» Problem description: Leave out the pictures and retype only the lines from the opening line to the line that holds "const gridRows = d3.range(0, 21);", both ends included.

» Recorded data:

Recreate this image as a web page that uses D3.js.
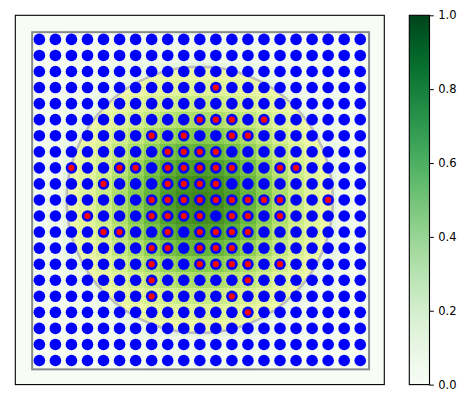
<!DOCTYPE html>
<html>
<head>
<meta charset="utf-8">
<script src="https://cdn.jsdelivr.net/npm/d3@7"></script>
<style>
  body { margin: 0; background: #fff; }
  svg { display: block; }
  text { font-family: "DejaVu Sans", sans-serif; }
</style>
</head>
<body>
<svg id="chart" width="469" height="403"></svg>
<script>
// ---- data ----
const gridCols = d3.range(0, 21);   // column indices of the dot grid
const gridRows = d3.range(0, 21);   // row indices of the dot grid

// heatmap values (row by row, top to bottom)
const heatValues = [
 [0.00,0.00,0.01,0.01,0.01,0.02,0.02,0.03,0.04,0.04,0.04,0.04,0.04,0.03,0.02,0.02,0.01,0.01,0.01,0.00,0.00],
 [0.00,0.01,0.01,0.02,0.02,0.03,0.04,0.06,0.06,0.07,0.07,0.07,0.06,0.06,0.04,0.03,0.02,0.02,0.01,0.01,0.00],
 [0.01,0.01,0.02,0.03,0.04,0.06,0.08,0.09,0.11,0.12,0.12,0.12,0.11,0.09,0.08,0.06,0.04,0.03,0.02,0.01,0.01],
 [0.01,0.02,0.03,0.04,0.06,0.09,0.12,0.15,0.18,0.19,0.20,0.19,0.18,0.15,0.12,0.09,0.06,0.04,0.03,0.02,0.01],
 [0.01,0.02,0.04,0.06,0.10,0.14,0.18,0.23,0.26,0.29,0.30,0.29,0.26,0.23,0.18,0.14,0.10,0.06,0.04,0.02,0.01],
 [0.02,0.03,0.06,0.09,0.14,0.19,0.26,0.32,0.37,0.41,0.42,0.41,0.37,0.32,0.26,0.19,0.14,0.09,0.06,0.03,0.02],
 [0.02,0.04,0.08,0.12,0.18,0.26,0.34,0.42,0.49,0.54,0.56,0.54,0.49,0.42,0.34,0.26,0.18,0.12,0.08,0.04,0.02],
 [0.03,0.06,0.09,0.15,0.23,0.32,0.42,0.52,0.61,0.67,0.69,0.67,0.61,0.52,0.42,0.32,0.23,0.15,0.09,0.06,0.03],
 [0.04,0.06,0.11,0.18,0.26,0.37,0.49,0.61,0.72,0.79,0.81,0.79,0.72,0.61,0.49,0.37,0.26,0.18,0.11,0.06,0.04],
 [0.04,0.07,0.12,0.19,0.29,0.41,0.54,0.67,0.79,0.86,0.89,0.86,0.79,0.67,0.54,0.41,0.29,0.19,0.12,0.07,0.04],
 [0.04,0.07,0.12,0.20,0.30,0.42,0.56,0.69,0.81,0.89,0.92,0.89,0.81,0.69,0.56,0.42,0.30,0.20,0.12,0.07,0.04],
 [0.04,0.07,0.12,0.19,0.29,0.41,0.54,0.67,0.79,0.86,0.89,0.86,0.79,0.67,0.54,0.41,0.29,0.19,0.12,0.07,0.04],
 [0.04,0.06,0.11,0.18,0.26,0.37,0.49,0.61,0.72,0.79,0.81,0.79,0.72,0.61,0.49,0.37,0.26,0.18,0.11,0.06,0.04],
 [0.03,0.06,0.09,0.15,0.23,0.32,0.42,0.52,0.61,0.67,0.69,0.67,0.61,0.52,0.42,0.32,0.23,0.15,0.09,0.06,0.03],
 [0.02,0.04,0.08,0.12,0.18,0.26,0.34,0.42,0.49,0.54,0.56,0.54,0.49,0.42,0.34,0.26,0.18,0.12,0.08,0.04,0.02],
 [0.02,0.03,0.06,0.09,0.14,0.19,0.26,0.32,0.37,0.41,0.42,0.41,0.37,0.32,0.26,0.19,0.14,0.09,0.06,0.03,0.02],
 [0.01,0.02,0.04,0.06,0.10,0.14,0.18,0.23,0.26,0.29,0.30,0.29,0.26,0.23,0.18,0.14,0.10,0.06,0.04,0.02,0.01],
 [0.01,0.02,0.03,0.04,0.06,0.09,0.12,0.15,0.18,0.19,0.20,0.19,0.18,0.15,0.12,0.09,0.06,0.04,0.03,0.02,0.01],
 [0.01,0.01,0.02,0.03,0.04,0.06,0.08,0.09,0.11,0.12,0.12,0.12,0.11,0.09,0.08,0.06,0.04,0.03,0.02,0.01,0.01],
 [0.00,0.01,0.01,0.02,0.02,0.03,0.04,0.06,0.06,0.07,0.07,0.07,0.06,0.06,0.04,0.03,0.02,0.02,0.01,0.01,0.00],
 [0.00,0.00,0.01,0.01,0.01,0.02,0.02,0.03,0.04,0.04,0.04,0.04,0.04,0.03,0.02,0.02,0.01,0.01,0.01,0.00,0.00]
];

// highlighted (red) points: [column, row]
const redPoints = [
 [11,3],
 [10,5],[11,5],[12,5],[14,5],
 [7,6],[9,6],[12,6],[13,6],
 [8,7],[9,7],[10,7],[11,7],
 [2,8],[5,8],[6,8],[8,8],[9,8],[10,8],[11,8],[12,8],[15,8],[16,8],
 [4,9],[8,9],[9,9],[10,9],[11,9],
 [7,10],[8,10],[9,10],[10,10],[11,10],[12,10],[13,10],[14,10],[15,10],[18,10],
 [3,11],[7,11],[8,11],[9,11],[10,11],[12,11],[13,11],[15,11],
 [4,12],[5,12],[8,12],[10,12],[11,12],[12,12],[13,12],
 [7,13],[8,13],[10,13],[11,13],[12,13],
 [7,14],[10,14],[11,14],[12,14],[13,14],[15,14],
 [7,15],[13,15],
 [7,16],[12,16],
 [13,17]
];

const circleCenter = [10, 10];
const circleRadius = 8.3;
const frameBounds = [-0.45, 20.55];
const colorbarTicks = [0.0, 0.2, 0.4, 0.6, 0.8, 1.0];
const colorbarTickLabels = ["0.0", "0.2", "0.4", "0.6", "0.8", "1.0"];

// ---- layout ----
const svg = d3.select("#chart");
const ax = { left: 15.3, top: 15.3, right: 384.3, bottom: 384.6 };
const x = d3.scaleLinear().domain([-1.5, 21.5]).range([ax.left, ax.right]);
const y = d3.scaleLinear().domain([-1.5, 21.5]).range([ax.top, ax.bottom]);
const color = d3.scaleSequential(d3.interpolateGreens).domain([0, 1]);

// axes background
svg.append("rect")
  .attr("x", ax.left).attr("y", ax.top)
  .attr("width", ax.right - ax.left).attr("height", ax.bottom - ax.top)
  .attr("fill", color(0));

// heatmap
const cells = [];
heatValues.forEach((row, j) => row.forEach((v, i) => cells.push({ i: gridCols[i], j: gridRows[j], v })));
svg.append("g").selectAll("rect").data(cells).join("rect")
  .attr("x", d => x(d.i - 0.5))
  .attr("y", d => y(d.j - 0.5))
  .attr("width", d => x(d.i + 0.5) - x(d.i - 0.5))
  .attr("height", d => y(d.j + 0.5) - y(d.j - 0.5))
  .attr("fill", d => color(d.v))
  .attr("shape-rendering", "crispEdges");

// translucent circle
svg.append("circle")
  .attr("cx", x(circleCenter[0])).attr("cy", y(circleCenter[1]))
  .attr("r", x(circleRadius) - x(0))
  .attr("fill", "yellow").attr("fill-opacity", 0.25)
  .attr("stroke", "#bdbdbd").attr("stroke-width", 2.5);

// gray frame rectangle
svg.append("rect")
  .attr("x", x(frameBounds[0])).attr("y", y(frameBounds[0]))
  .attr("width", x(frameBounds[1]) - x(frameBounds[0]))
  .attr("height", y(frameBounds[1]) - y(frameBounds[0]))
  .attr("fill", "none").attr("stroke", "#8a8a8a").attr("stroke-width", 2);

// blue dots
const allPts = [];
gridRows.forEach(j => gridCols.forEach(i => allPts.push([i, j])));
svg.append("g").selectAll("circle").data(allPts).join("circle")
  .attr("cx", d => x(d[0])).attr("cy", d => y(d[1]))
  .attr("r", 5.8).attr("fill", "#0000ff");

// red dots
svg.append("g").selectAll("circle").data(redPoints).join("circle")
  .attr("cx", d => x(d[0])).attr("cy", d => y(d[1]))
  .attr("r", 3.1).attr("fill", "#ff0000");

// axes frame
svg.append("rect")
  .attr("x", ax.left).attr("y", ax.top)
  .attr("width", ax.right - ax.left).attr("height", ax.bottom - ax.top)
  .attr("fill", "none").attr("stroke", "#000").attr("stroke-width", 1.1);

// ---- colorbar ----
const cb = { left: 409.3, right: 429.5, top: 15.3, bottom: 384.6 };
const defs = svg.append("defs");
const grad = defs.append("linearGradient").attr("id", "cbgrad")
  .attr("x1", "0").attr("y1", "1").attr("x2", "0").attr("y2", "0");
d3.range(0, 1.0001, 0.02).forEach(t => {
  grad.append("stop").attr("offset", t).attr("stop-color", color(t));
});
svg.append("rect")
  .attr("x", cb.left).attr("y", cb.top)
  .attr("width", cb.right - cb.left).attr("height", cb.bottom - cb.top)
  .attr("fill", "url(#cbgrad)");
const cy = d3.scaleLinear().domain([0, 1]).range([cb.bottom, cb.top]);
const cbAxis = d3.axisRight(cy).tickValues(colorbarTicks)
  .tickFormat((d, k) => colorbarTickLabels[k]).tickSize(4.3).tickPadding(4.5);
const gAx = svg.append("g").attr("transform", `translate(${cb.right},0)`).call(cbAxis);
gAx.select(".domain").remove();
gAx.selectAll("line").attr("stroke", "#000").attr("stroke-width", 1);
gAx.selectAll("text").attr("font-size", "11.5px").attr("fill", "#000")
  .attr("font-family", "DejaVu Sans, sans-serif");
svg.append("rect")
  .attr("x", cb.left).attr("y", cb.top)
  .attr("width", cb.right - cb.left).attr("height", cb.bottom - cb.top)
  .attr("fill", "none").attr("stroke", "#000").attr("stroke-width", 1.1);
</script>
</body>
</html>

» Exercise output:
Recreate this image as a web page that uses D3.js.
<!DOCTYPE html>
<html>
<head>
<meta charset="utf-8">
<script src="https://cdn.jsdelivr.net/npm/d3@7"></script>
<style>
  body { margin: 0; background: #fff; }
  svg { display: block; }
  text { font-family: "DejaVu Sans", sans-serif; }
</style>
</head>
<body>
<svg id="chart" width="469" height="403"></svg>
<script>
// ---- data ----
const gridCols = d3.range(0, 21);   // column indices of the dot grid
const gridRows = d3.range(0, 21);   // row indices of the dot grid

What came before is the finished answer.